**INSTRUCTIONS FOR THE TASK**
Every line below that holds the string "React" should be copied out.

**RECORDS SUPPLIED**
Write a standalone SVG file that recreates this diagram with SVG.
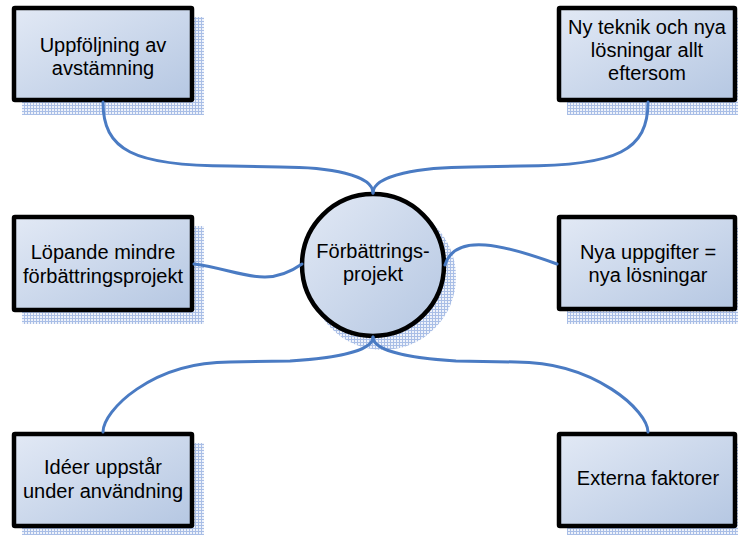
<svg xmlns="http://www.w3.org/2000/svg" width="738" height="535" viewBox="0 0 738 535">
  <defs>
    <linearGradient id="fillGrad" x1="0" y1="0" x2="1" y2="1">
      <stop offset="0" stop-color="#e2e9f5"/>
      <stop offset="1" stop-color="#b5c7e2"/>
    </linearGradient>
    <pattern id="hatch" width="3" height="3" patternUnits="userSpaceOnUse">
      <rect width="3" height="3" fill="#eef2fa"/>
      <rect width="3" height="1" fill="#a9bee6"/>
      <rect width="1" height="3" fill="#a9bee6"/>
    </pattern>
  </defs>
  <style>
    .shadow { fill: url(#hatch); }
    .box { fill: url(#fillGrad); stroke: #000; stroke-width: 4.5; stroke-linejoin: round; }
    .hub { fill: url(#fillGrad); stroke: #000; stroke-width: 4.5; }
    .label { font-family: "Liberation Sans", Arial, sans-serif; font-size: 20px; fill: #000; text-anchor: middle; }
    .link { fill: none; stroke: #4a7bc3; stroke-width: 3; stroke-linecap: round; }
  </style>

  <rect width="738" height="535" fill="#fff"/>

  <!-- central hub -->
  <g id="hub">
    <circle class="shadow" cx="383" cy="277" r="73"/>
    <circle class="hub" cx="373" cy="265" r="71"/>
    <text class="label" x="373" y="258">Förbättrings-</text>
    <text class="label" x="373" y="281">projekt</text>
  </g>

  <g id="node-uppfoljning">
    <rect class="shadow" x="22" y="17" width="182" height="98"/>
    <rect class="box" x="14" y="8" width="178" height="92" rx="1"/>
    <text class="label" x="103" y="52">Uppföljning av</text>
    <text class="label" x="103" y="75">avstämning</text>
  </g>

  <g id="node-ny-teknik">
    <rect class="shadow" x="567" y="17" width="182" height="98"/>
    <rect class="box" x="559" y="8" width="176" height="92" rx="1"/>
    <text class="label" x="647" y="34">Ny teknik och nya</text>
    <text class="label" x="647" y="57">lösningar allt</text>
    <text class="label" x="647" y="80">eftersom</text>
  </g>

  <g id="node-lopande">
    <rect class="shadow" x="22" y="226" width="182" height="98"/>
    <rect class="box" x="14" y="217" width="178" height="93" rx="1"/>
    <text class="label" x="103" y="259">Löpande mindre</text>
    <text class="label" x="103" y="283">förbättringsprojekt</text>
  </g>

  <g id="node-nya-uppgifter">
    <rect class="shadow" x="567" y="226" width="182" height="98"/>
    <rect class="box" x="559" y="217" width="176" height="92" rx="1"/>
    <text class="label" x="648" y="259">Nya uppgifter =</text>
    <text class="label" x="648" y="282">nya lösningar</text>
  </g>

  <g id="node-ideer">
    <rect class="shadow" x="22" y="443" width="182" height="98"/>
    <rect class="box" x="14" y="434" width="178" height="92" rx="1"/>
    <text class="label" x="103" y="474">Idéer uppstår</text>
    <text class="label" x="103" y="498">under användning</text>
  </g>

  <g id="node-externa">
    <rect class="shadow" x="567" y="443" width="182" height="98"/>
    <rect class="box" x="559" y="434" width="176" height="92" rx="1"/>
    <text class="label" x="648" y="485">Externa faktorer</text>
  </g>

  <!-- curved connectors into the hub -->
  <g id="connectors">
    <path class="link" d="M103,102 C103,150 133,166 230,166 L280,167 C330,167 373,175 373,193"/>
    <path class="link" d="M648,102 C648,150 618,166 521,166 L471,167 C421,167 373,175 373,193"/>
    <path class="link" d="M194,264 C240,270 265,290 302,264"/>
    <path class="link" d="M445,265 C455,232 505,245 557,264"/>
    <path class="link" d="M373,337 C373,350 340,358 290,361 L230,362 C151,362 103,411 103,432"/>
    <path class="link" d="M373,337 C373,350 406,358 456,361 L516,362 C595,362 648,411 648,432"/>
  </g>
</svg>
* * *
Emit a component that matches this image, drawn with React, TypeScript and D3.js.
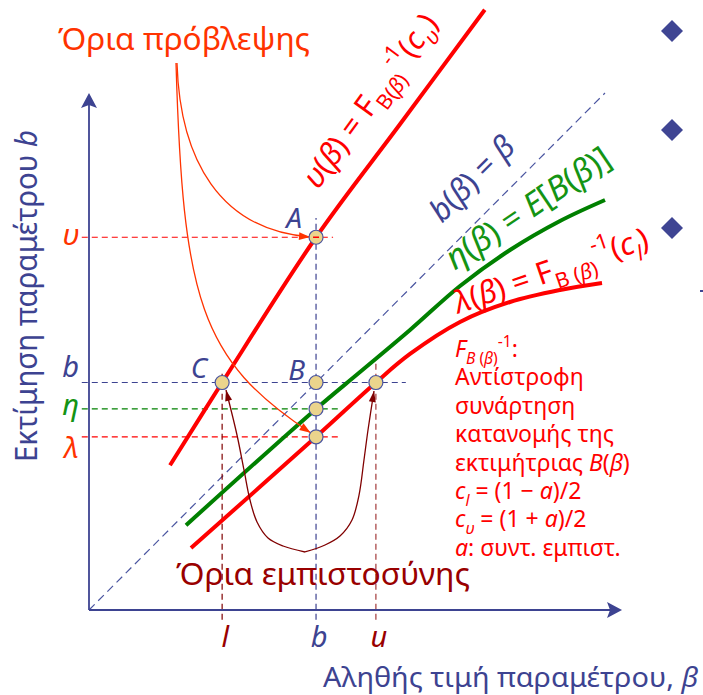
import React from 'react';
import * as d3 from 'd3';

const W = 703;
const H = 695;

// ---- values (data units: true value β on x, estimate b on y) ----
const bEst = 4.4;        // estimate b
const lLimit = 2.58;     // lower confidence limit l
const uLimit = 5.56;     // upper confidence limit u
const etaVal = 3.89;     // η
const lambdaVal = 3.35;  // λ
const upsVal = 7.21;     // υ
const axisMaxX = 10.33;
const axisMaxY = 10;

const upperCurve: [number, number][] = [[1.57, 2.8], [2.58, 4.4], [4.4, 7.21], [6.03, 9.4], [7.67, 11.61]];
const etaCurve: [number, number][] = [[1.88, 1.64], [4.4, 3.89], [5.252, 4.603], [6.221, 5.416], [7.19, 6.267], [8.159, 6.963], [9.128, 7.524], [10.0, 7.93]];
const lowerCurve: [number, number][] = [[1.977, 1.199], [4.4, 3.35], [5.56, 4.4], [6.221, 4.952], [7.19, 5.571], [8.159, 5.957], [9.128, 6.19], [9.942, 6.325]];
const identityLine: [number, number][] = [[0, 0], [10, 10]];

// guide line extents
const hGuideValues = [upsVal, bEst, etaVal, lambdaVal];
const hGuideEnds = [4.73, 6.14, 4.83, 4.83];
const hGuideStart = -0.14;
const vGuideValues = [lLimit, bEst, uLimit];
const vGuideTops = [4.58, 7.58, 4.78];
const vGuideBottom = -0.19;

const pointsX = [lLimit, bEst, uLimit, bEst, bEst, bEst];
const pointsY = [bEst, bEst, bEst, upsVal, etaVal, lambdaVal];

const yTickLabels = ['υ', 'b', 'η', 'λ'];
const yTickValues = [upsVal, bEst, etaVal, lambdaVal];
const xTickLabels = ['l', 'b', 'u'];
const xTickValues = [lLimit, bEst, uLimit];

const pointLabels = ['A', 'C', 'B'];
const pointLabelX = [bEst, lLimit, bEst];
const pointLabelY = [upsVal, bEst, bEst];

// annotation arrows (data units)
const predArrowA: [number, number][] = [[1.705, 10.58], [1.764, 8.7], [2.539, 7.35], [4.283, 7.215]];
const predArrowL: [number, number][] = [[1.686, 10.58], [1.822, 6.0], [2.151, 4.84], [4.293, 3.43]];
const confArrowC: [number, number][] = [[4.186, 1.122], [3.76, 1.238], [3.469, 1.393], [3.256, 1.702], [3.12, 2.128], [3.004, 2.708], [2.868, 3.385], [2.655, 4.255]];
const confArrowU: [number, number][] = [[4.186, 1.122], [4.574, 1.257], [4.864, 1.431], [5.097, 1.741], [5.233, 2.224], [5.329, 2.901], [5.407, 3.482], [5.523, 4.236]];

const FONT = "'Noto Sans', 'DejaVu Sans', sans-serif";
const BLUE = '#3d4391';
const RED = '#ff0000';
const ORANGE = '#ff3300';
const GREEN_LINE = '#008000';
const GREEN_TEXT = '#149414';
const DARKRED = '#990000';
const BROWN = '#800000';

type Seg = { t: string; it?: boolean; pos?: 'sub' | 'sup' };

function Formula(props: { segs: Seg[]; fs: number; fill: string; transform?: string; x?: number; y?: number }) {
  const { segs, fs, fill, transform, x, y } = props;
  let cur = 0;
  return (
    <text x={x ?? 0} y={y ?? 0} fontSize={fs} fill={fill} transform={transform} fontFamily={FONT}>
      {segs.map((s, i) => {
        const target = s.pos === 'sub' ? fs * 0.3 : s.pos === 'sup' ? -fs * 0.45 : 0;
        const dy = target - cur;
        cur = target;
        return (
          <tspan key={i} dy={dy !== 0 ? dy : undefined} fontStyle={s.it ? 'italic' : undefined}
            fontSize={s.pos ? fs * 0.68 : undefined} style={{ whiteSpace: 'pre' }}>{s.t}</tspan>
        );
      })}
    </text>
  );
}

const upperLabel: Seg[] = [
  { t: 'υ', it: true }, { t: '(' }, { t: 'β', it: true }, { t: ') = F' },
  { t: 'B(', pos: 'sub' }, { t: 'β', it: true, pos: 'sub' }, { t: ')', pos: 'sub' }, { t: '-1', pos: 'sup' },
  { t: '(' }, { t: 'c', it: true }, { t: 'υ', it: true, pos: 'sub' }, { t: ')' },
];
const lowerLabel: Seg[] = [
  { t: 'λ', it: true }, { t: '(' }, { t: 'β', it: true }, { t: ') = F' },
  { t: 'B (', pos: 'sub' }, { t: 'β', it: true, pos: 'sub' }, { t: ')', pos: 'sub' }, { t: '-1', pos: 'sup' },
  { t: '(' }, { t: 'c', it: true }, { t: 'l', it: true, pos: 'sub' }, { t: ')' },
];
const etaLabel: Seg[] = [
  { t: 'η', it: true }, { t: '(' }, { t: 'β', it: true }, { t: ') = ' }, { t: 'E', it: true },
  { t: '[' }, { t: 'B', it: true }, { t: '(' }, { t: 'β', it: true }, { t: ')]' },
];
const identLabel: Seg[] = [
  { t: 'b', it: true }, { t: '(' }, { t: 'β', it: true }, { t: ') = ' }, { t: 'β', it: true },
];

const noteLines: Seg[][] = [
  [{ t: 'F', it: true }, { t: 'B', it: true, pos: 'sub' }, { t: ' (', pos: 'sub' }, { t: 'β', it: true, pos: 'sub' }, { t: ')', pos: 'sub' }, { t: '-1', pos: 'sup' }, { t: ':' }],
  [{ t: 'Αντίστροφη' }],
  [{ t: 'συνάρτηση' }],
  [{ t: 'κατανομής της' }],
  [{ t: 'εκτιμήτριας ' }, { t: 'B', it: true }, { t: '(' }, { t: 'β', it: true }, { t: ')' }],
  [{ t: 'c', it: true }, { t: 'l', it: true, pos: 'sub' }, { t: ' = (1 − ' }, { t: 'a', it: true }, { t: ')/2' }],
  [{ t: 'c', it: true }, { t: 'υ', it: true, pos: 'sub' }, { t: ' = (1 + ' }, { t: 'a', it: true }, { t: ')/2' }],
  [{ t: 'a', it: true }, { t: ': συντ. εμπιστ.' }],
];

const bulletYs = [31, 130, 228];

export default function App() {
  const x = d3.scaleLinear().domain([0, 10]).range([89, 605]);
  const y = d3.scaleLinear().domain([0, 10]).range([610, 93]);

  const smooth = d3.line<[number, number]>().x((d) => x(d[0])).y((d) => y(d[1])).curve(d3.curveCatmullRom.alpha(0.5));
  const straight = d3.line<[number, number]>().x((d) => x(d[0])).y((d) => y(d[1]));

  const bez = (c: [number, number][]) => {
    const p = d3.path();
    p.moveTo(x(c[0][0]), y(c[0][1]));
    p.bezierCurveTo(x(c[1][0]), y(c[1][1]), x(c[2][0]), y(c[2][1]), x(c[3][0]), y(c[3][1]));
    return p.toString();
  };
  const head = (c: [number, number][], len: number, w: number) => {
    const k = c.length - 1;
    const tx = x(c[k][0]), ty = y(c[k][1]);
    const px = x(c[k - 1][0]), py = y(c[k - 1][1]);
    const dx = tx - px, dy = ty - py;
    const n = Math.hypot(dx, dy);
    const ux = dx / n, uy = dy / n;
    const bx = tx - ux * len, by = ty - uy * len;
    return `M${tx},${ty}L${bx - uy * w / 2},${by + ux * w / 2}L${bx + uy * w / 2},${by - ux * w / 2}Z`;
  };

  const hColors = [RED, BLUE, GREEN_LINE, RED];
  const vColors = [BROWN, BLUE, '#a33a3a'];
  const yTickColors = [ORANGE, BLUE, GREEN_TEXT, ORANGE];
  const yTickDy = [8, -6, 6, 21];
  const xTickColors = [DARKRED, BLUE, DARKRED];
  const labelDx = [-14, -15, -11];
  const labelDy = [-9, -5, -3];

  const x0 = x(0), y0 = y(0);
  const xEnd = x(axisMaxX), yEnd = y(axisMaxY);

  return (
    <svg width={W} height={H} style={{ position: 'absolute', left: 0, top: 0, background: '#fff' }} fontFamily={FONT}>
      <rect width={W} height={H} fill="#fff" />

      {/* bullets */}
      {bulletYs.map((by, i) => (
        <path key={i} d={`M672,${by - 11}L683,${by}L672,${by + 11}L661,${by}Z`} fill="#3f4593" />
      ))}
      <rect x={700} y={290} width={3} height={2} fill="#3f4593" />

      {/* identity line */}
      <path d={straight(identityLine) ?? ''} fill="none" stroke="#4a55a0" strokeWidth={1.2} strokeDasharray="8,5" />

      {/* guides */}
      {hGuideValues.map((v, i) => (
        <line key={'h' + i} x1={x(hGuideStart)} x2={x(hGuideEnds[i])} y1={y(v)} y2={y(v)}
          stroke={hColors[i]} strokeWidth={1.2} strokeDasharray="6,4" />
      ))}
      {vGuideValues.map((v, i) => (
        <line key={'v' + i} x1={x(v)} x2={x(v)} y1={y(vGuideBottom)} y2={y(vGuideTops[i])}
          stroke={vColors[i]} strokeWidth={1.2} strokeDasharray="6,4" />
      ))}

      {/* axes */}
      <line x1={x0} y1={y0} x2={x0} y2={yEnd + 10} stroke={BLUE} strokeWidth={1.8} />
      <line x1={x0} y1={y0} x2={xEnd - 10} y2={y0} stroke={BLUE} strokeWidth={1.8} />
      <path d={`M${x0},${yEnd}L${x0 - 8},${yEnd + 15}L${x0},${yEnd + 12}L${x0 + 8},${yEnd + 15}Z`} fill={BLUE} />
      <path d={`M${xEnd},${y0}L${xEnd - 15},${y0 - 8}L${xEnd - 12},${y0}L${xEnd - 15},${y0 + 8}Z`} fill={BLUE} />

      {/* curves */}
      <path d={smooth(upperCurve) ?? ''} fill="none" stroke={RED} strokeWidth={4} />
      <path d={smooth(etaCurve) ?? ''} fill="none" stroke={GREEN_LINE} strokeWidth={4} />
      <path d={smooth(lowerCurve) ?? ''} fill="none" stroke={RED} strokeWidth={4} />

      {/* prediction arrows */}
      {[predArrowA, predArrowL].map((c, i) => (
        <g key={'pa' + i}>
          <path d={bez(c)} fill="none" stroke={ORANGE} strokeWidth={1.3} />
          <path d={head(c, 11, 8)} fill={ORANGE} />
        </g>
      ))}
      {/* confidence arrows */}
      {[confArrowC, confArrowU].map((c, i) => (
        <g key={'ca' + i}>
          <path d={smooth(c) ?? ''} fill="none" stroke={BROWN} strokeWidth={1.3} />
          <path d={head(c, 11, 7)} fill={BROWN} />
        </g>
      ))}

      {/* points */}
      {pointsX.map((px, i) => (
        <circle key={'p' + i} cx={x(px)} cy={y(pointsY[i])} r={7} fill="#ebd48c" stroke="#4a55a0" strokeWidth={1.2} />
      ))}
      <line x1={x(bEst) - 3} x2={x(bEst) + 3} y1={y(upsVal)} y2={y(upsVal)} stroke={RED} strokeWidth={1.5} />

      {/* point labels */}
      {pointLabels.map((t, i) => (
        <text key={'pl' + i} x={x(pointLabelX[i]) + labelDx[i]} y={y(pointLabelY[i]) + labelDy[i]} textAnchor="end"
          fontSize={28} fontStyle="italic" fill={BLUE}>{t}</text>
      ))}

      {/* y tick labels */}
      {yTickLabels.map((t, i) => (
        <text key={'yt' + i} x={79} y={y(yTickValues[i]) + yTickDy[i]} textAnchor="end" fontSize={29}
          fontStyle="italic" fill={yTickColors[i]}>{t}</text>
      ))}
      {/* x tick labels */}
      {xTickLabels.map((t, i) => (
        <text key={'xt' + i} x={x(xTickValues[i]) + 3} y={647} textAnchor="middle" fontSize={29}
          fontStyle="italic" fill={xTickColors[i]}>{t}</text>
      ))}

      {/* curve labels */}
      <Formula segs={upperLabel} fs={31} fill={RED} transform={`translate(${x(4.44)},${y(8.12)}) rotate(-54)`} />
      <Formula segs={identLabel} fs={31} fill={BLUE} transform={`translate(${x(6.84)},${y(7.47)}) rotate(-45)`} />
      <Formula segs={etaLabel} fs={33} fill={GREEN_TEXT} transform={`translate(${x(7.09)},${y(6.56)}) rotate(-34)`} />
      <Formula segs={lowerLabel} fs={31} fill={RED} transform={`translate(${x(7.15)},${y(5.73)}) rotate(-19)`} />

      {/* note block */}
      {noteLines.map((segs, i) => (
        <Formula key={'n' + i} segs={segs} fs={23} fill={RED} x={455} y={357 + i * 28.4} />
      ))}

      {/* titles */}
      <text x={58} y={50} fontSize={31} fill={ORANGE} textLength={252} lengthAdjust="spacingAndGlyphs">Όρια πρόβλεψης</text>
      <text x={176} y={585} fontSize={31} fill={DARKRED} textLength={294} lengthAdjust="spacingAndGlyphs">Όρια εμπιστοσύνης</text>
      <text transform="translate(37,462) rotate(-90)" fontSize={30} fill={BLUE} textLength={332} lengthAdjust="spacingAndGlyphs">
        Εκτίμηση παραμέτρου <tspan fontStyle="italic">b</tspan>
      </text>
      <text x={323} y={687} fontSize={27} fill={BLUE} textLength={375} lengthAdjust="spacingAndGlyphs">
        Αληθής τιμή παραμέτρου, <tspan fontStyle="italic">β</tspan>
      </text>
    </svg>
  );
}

**PROBLEM SOLUTION**
Emit a component that matches this image, drawn with React, TypeScript and D3.js.
import React from 'react';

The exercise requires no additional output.